Friday, October 28, 2011

125th anniversary of Statue of Liberty unveiling; Chinese voice of protest echoes to 21st century

Photo by Ian Foss. Licensed via Creative Commons.

One hundred and twenty-five years ago today, on October 28, 1886, the Statue of Liberty was unveiled to the public.

Emma Lazarus' sonnet "The New Colossus," a short poem about the Statue of Liberty that is now installed on its pedestal, was written in 1883 as a donation to one of the many private fundraisers for the construction of the Statue of Liberty.

Among those solicited for donations were Chinese-Americans.  It is quite a contradiction of history that the Statue of Liberty was brought to New York Harbor right after Congress passed a significant anti-immigrant law, the Chinese Exclusion Act of 1882, which pretty much closed the door on legal Chinese immigration, even after they contributed so much to the construction of the American West.

So you can imagine some Chinese-Americans' response at the time to the private fundraising efforts for the Statue of Liberty. The sentiment of the disenfranchised and now formally unwelcome Chinese was captured for history in a letter to the editor of the New York Sun, from a man named Saum Song Bo:
Liberty, we Chinese do love and adore thee; but let not those who deny thee to us, make of thee a graven image and invite us to bow down to it.
The poetic anthem of an American welcome in "Colossus", and the heartfelt letter of American resident Saum Song Bo who has been denied that welcome - echo forward to the modern day.
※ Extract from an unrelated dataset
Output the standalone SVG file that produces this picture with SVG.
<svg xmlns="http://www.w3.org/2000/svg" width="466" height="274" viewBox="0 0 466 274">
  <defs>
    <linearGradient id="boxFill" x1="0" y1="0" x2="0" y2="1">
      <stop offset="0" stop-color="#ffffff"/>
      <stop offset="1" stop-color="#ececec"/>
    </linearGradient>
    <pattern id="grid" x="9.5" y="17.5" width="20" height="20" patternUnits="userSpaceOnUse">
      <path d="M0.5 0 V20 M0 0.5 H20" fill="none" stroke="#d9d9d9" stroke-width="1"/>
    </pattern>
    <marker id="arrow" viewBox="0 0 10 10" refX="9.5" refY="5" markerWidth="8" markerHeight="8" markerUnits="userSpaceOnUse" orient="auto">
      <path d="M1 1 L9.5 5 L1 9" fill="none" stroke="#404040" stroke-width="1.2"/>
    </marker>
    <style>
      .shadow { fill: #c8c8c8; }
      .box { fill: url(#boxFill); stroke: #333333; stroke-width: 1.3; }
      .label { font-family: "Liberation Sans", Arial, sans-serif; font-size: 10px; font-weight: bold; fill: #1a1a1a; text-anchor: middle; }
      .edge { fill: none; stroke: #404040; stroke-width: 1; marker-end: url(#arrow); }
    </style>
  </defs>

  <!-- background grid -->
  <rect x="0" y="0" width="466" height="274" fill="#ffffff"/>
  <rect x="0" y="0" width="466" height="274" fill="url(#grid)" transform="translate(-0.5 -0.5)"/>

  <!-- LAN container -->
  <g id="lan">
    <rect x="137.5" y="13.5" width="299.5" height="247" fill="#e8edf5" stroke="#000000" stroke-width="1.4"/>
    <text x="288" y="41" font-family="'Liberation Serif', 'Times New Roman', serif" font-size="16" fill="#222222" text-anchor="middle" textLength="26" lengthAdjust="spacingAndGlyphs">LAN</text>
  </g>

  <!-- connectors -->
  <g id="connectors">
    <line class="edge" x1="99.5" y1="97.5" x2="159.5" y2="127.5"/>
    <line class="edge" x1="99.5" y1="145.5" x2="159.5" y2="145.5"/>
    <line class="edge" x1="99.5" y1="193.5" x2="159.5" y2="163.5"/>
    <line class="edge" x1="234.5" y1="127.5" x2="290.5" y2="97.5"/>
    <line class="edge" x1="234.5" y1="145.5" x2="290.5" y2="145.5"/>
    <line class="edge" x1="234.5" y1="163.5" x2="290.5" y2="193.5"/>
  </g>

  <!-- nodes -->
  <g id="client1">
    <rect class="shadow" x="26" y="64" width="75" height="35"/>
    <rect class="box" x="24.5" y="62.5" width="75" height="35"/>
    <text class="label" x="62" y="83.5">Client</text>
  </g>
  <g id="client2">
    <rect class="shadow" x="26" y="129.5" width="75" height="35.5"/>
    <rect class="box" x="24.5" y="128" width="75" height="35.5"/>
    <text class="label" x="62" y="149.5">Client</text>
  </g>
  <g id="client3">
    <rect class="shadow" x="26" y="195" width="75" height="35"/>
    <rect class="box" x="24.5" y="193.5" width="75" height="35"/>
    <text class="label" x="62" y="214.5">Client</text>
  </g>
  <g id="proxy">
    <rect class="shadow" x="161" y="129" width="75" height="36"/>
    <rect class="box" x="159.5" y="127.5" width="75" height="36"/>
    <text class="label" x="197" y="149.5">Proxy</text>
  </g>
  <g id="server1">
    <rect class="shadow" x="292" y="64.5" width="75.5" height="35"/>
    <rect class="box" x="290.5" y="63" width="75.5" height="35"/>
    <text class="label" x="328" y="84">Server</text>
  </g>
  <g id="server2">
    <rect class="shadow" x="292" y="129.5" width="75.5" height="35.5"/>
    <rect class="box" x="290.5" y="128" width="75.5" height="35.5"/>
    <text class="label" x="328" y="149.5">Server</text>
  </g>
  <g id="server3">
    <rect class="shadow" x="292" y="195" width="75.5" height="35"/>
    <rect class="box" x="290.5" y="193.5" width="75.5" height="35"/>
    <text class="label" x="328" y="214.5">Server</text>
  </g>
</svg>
In the 21st century, we have American residents living among us for years who are still denied integration and immigration status.

These two texts from over 125 years ago are as important today as they were then - they call us to be the America that really does live out its physical and spoken reverence for Liberty.  And for justice.  For all.
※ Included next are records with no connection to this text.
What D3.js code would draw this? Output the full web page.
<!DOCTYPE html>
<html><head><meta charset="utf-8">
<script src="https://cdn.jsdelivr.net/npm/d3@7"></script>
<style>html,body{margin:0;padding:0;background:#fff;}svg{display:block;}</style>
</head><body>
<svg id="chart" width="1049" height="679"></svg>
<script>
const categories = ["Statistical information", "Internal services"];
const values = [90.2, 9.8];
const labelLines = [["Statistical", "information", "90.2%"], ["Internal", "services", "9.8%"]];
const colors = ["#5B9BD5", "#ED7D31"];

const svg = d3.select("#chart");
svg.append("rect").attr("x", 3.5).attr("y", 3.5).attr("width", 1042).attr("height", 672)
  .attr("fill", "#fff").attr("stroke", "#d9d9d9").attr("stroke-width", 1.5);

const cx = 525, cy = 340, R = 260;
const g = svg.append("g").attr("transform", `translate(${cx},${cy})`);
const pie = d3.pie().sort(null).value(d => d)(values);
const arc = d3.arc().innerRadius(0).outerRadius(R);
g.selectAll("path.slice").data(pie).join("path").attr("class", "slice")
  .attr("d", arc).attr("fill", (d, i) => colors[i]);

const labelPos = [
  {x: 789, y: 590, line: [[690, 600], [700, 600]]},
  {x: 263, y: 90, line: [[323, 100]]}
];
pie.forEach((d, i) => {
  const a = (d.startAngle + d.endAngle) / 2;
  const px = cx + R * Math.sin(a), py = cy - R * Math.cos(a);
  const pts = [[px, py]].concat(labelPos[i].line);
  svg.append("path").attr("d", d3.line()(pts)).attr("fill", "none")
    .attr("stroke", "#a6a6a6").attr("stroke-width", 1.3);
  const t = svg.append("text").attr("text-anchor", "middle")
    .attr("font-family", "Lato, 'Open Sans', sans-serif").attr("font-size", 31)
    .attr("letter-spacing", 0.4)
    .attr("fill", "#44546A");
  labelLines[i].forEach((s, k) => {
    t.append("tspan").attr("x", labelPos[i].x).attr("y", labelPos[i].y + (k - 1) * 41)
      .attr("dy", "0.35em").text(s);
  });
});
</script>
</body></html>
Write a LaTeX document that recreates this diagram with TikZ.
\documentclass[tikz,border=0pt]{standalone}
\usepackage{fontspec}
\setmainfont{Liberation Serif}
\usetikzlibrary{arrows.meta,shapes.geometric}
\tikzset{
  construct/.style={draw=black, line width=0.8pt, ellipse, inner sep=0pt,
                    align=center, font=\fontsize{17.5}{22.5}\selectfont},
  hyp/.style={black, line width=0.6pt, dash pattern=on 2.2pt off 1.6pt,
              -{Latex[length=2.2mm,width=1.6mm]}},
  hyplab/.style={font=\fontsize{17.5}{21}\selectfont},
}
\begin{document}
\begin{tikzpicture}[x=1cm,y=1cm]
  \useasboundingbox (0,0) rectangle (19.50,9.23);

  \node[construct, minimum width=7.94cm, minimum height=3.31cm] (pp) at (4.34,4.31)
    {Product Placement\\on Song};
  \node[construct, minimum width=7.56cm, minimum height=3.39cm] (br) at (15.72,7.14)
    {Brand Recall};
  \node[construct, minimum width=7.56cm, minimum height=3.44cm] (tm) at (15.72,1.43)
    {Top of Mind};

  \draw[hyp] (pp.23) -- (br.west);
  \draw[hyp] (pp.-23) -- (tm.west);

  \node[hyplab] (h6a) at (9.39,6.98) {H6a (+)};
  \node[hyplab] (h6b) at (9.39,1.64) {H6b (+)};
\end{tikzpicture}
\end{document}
Both "The New Colossus" and Saum Song Bo's letter are reproduced in their entirety, below.

Saum Song Bo's letter, 1885:
SIR: A paper was presented to me yesterday for inspection, and I found it to be specially drawn up for subscription among my countrymen toward the Pedestal Fund of the Bartholdi Statue of Liberty. Seeing that the heading is an appeal to American citizens, to their love of country and liberty, I feel that my countrymen and myself are honored in being thus appealed to as citizens in the cause of liberty. But the word liberty makes me think of the fact that this country is the land of liberty for men of all nations except the Chinese. I consider it as an insult to us Chinese to call on us to contribute toward building in this land a pedestal for a statue of Liberty. That statue represents Liberty holding a torch which lights the passage of those of all nations who come Into this country. But are the Chinese allowed to come? As for the Chinese who are here, are they allowed to enjoy liberty as men of all other nationalities enjoy it? Are they allowed to go about everywhere free from the insults, abuse, assaults, wrongs and injuries from which men of other nationalities are free?

If there be a Chinaman who came to this country when a lad, who has passed through an American institution of learning of the highest grade, who has so fallen in love with American manners and ideas that he desires to make his home in this land, and who, seeing that his countrymen demand one of their own number to be their legal adviser, representative, advocate and protector, desires to study law, can he be a lawyer? By the law of this nation, he, being a Chinaman, cannot become a citizen, and consequently cannot be a lawyer.

And this statue of Liberty is a gift to a people from another people who do not love or value liberty for the Chinese. Are not the Annamese and Tonquinese Chinese, to whom liberty is as dear as to the French? What right have the French to deprive them of their liberty?

Whether this statute against the Chinese or the statue to Liberty will be the more lasting monument to tell future ages of the liberty and greatness of this country, will be known only to future generations.

Liberty, we Chinese do love and adore thee; but let not those who deny thee to us, make of thee a graven image and invite us to bow down to it.
"The New Colossus," Emma Lazarus, 1883:
Not like the brazen giant of Greek fame,
With conquering limbs astride from land to land;
Here at our sea-washed, sunset gates shall stand
A mighty woman with a torch, whose flame
Is the imprisoned lightning, and her name
Mother of Exiles. From her beacon-hand
Glows world-wide welcome; her mild eyes command
The air-bridged harbor that twin cities frame.
"Keep ancient lands, your storied pomp!" cries she
With silent lips. "Give me your tired, your poor,
Your huddled masses yearning to breathe free,
The wretched refuse of your teeming shore.
Send these, the homeless, tempest-tost to me,
I lift my lamp beside the golden door!